Commission des finances : Les sueurs froides de l’exécutif

Les macroniens redoutent davantage l’élection d’un insoumis que celle d’un RN à la présidence de la commission des finances.

Michel Soudais  • 29 juin 2022 abonné·es
Commission des finances : Les sueurs froides de l’exécutif
© Benjamin Polge / Hans Lucas / AFP

À qui reviendra la présidence de la commission des finances, de l’économie générale et du contrôle budgétaire ? Depuis un mois, cette question inquiète la Macronie. Cette commission stratégique concentre toutes les attentions. Pour deux raisons : c’est la seule des commissions permanentes dont la présidence revient à un député de l’opposition, et le titulaire du poste est doté de superpouvoirs.

S’il organise les travaux des 73 députés de sa commission, son président est aussi juge de la recevabilité financière des propositions de loi et amendements – un privilège que détient également le président de l’Assemblée nationale –, l’article 40 de la Constitution imposant qu’ils ne diminuent pas les recettes ni n’aggravent les dépenses publiques. Une prérogative discrétionnaire. Mais ce sont surtout ses pouvoirs d’investigation qui donnent des sueurs froides aux cercles du pouvoir.

Plusieurs responsables ont de fait marqué une préférence pour le candidat du RN, Jean-Philippe Tanguy.

Le président de la commission des finances, rappelle Pierre Januel, « peut exiger la communication de tout document aux administrations et aux inspections » et « le secret fiscal ne lui est pas opposable ». « Il peut également, poursuit cet ancien attaché parlementaire du groupe écologiste devenu journaliste, auditionner ceux qu’il juge utile (sans possibilité d’y déroger), peut se faire assister par la Cour des comptes et lancer des missions d’information. »

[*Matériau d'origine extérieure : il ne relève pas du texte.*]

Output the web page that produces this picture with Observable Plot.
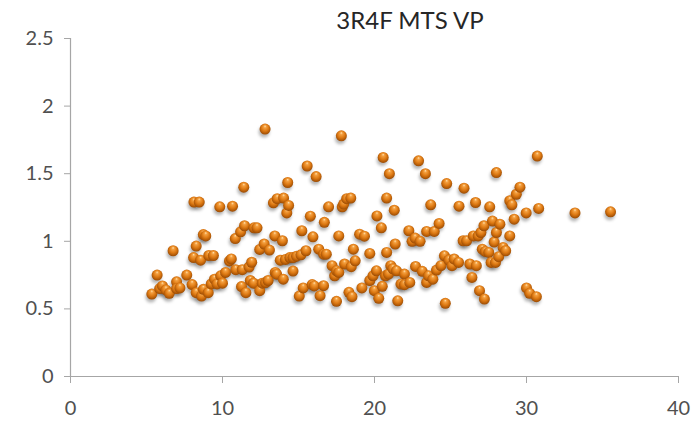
<!DOCTYPE html>
<html>
<head>
<meta charset="utf-8">
<script src="https://cdn.jsdelivr.net/npm/d3@7"></script>
<script src="https://cdn.jsdelivr.net/npm/@observablehq/plot@0.6"></script>
<style>
  html, body { margin: 0; padding: 0; background: #fff; }
  #wrap { position: relative; width: 692px; height: 421px; }
  #title { position: absolute; left: 310px; width: 200px; top: 5px; text-align: center;
           font-family: Lato, "Open Sans", sans-serif; font-size: 24px; color: #262626; }
</style>
</head>
<body>
<div id="wrap"><div id="title">3R4F MTS VP</div></div>
<script>
const title = "3R4F MTS VP";
const xTicks = [0, 10, 20, 30, 40];
const yTicks = [0, 0.5, 1, 1.5, 2, 2.5];
const xs = [5.35,5.7,5.87,6.05,6.28,6.5,6.75,6.98,6.98,7.2,7.65,8.0,8.1,8.12,8.47,8.27,8.27,8.56,8.62,8.74,8.9,8.74,9.06,9.1,9.4,9.26,9.47,9.64,9.82,9.88,10.0,10.2,10.46,10.66,10.58,10.84,10.87,11.19,11.25,11.3,11.4,11.45,11.54,11.75,11.83,11.92,12.04,12.07,12.27,12.45,12.45,12.62,12.74,12.8,12.83,13.0,13.09,13.35,13.44,13.47,13.56,13.6,13.8,13.94,14.0,14.02,14.14,14.23,14.29,14.35,14.43,14.64,14.64,14.87,15.05,15.16,15.22,15.31,15.49,15.57,15.78,15.9,15.95,16.04,16.16,16.33,16.42,16.65,16.65,16.7,16.83,16.98,17.21,17.38,17.5,17.5,17.65,17.65,17.82,17.88,17.97,18.03,18.17,18.32,18.44,18.47,18.52,18.61,18.73,19.02,19.17,19.34,19.69,19.69,19.9,19.99,20.13,20.16,20.28,20.45,20.51,20.57,20.72,20.8,20.8,20.92,20.98,21.07,21.21,21.3,21.36,21.45,21.53,21.74,21.97,21.97,22.26,22.32,22.47,22.67,22.7,22.9,23.0,23.14,23.35,23.43,23.43,23.55,23.7,23.93,23.84,24.08,24.25,24.37,24.6,24.66,24.75,24.89,25.1,25.24,25.53,25.56,25.89,25.83,26.06,26.27,26.41,26.5,26.65,26.7,26.82,26.91,27.0,27.09,27.2,27.23,27.29,27.52,27.58,27.67,27.76,27.87,27.96,28.02,28.02,28.17,28.25,28.46,28.63,28.9,28.9,29.04,29.19,29.33,29.57,29.98,30.0,30.21,30.65,30.71,30.8,33.19,35.53];
const ys = [0.61,0.75,0.65,0.67,0.64,0.615,0.93,0.70,0.65,0.655,0.75,0.68,0.88,1.29,1.29,0.965,0.62,0.86,0.595,1.05,1.04,0.645,0.62,0.895,0.895,0.685,0.72,0.685,1.255,0.745,0.69,0.77,0.855,1.26,0.87,1.02,0.79,1.07,0.665,0.79,1.40,1.115,0.62,0.81,0.71,0.845,0.69,1.10,1.10,0.635,0.94,0.69,0.98,1.83,0.695,0.71,0.935,1.285,1.04,0.77,0.757,1.315,0.86,1.004,0.72,1.32,0.866,1.21,1.435,1.265,0.88,0.78,0.88,0.89,0.595,0.90,1.078,0.655,0.93,1.557,1.186,0.68,1.033,0.67,1.479,0.942,0.598,0.672,0.905,1.14,0.905,1.255,0.82,0.745,0.556,0.782,1.04,0.77,1.78,1.255,1.275,0.832,1.315,0.623,1.32,0.812,0.59,0.942,0.856,1.053,0.655,1.038,0.91,0.71,0.745,0.635,0.782,1.188,0.578,1.10,0.667,1.62,0.745,1.32,0.918,0.758,1.50,0.82,0.797,1.23,0.98,0.782,0.56,0.684,0.758,0.679,1.078,0.696,1.0,1.024,0.814,1.595,1.0,0.778,1.50,1.073,0.696,0.745,1.27,1.073,0.72,0.787,1.132,0.82,0.893,0.541,1.427,0.861,0.82,0.869,0.844,1.26,1.393,1.004,1.004,0.832,0.733,1.04,1.287,0.82,1.04,0.635,1.065,0.942,1.115,0.573,0.925,0.918,1.255,0.844,1.15,0.994,0.844,1.508,1.065,0.886,1.127,0.955,0.93,1.04,1.30,1.27,1.164,1.348,1.40,1.21,0.655,0.615,0.59,1.63,1.243,1.21,1.218];

const data = xs.map((x, i) => ({x, y: ys[i]}));
const axisColor = "#a6a6a6";
const textColor = "#505050";
const fmt = d => String(d);

const chart = Plot.plot({
  width: 692,
  height: 421,
  marginLeft: 70,
  marginRight: 14,
  marginTop: 38,
  marginBottom: 45,
  style: {fontFamily: "Lato, 'Open Sans', sans-serif", fontSize: "20px", color: textColor, background: "#fff"},
  x: {domain: [0, 40]},
  y: {domain: [0, 2.5]},
  marks: [
    Plot.axisY(yTicks, {tickSize: 6, tickPadding: 11, stroke: axisColor, fill: textColor, label: null, fontSize: 20, tickFormat: fmt}),
    Plot.axisX(xTicks, {tickSize: 7, tickPadding: 17, stroke: axisColor, fill: textColor, label: null, fontSize: 20, tickFormat: fmt}),
    Plot.ruleX([0], {y1: 0, y2: 2.5, stroke: axisColor, strokeWidth: 1.2}),
    Plot.ruleY([0], {x1: 0, x2: 40, stroke: axisColor, strokeWidth: 1.2}),
    Plot.dot(data, {x: "x", y: "y", r: 5.5, dx: -1, dy: 3, fill: "#000", fillOpacity: 0.28, stroke: "none", className: "shadow"}),
    Plot.dot(data, {x: "x", y: "y", r: 5.5, fill: "url(#ball)", stroke: "none", className: "balls"})
  ]
});

const svgNS = "http://www.w3.org/2000/svg";
const defs = document.createElementNS(svgNS, "defs");
defs.innerHTML = `
  <radialGradient id="ball" cx="50%" cy="45%" r="55%" fx="50%" fy="22%">
    <stop offset="0%" stop-color="#ffe2b0"/>
    <stop offset="22%" stop-color="#f4a040"/>
    <stop offset="60%" stop-color="#dc7812"/>
    <stop offset="100%" stop-color="#9a4a02"/>
  </radialGradient>
  <filter id="blur" x="-50%" y="-50%" width="200%" height="200%">
    <feGaussianBlur stdDeviation="1.6"/>
  </filter>`;
chart.insertBefore(defs, chart.firstChild);
d3.select(chart).selectAll("g.shadow").attr("filter", "url(#blur)");

document.getElementById("wrap").appendChild(chart);
</script>
</body>
</html>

Dès le 1er juin, Le Figaro évoquait les craintes de macroniens _« qu’un insoumis élu à la tête de la commission des finances dévoie ses larges prérogatives ». « Vous imaginez la fuite de données privées sur des dirigeants ?, s’inquiétait un ministre. On entrerait dans une période de sans-culottes, avec la guillotine à tous les niveaux. » Plus récemment, l’ancien président de cette commission, Éric Woerth (ex-LR rallié à Macron) assurait que « les insoumis ont visiblement en tête de faire du contrôle fiscal. Ce que je n’ai pas entendu au RN ».

Plusieurs responsables de la macronie, dont le ministre Marc Fesneau (MoDem), et le président (LR) du Sénat, Gérard Larcher, ont prétendu que le poste devait « revenir au premier groupe d’opposition », donc au Rassemblement national. À tort. L’article 39-3 du règlement de l’Assemblée nationale n’indiquant rien de tel, ils n’ont fait que marquer une préférence toute personnelle entre le candidat du RN, Jean-Philippe Tanguy, 36 ans, diplômé de l’Essec et de Sciences Po-Paris, qui a notamment travaillé auprès de la présidente de General Electric France, Clara Gaymard, et le candidat commun de la Nupes, Éric Coquerel. Le rapport de force entre les députés d’opposition au sein de la commission devrait toutefois permettre au député insoumis de l’emporter, ce 30 juin, lors du vote à bulletin secret.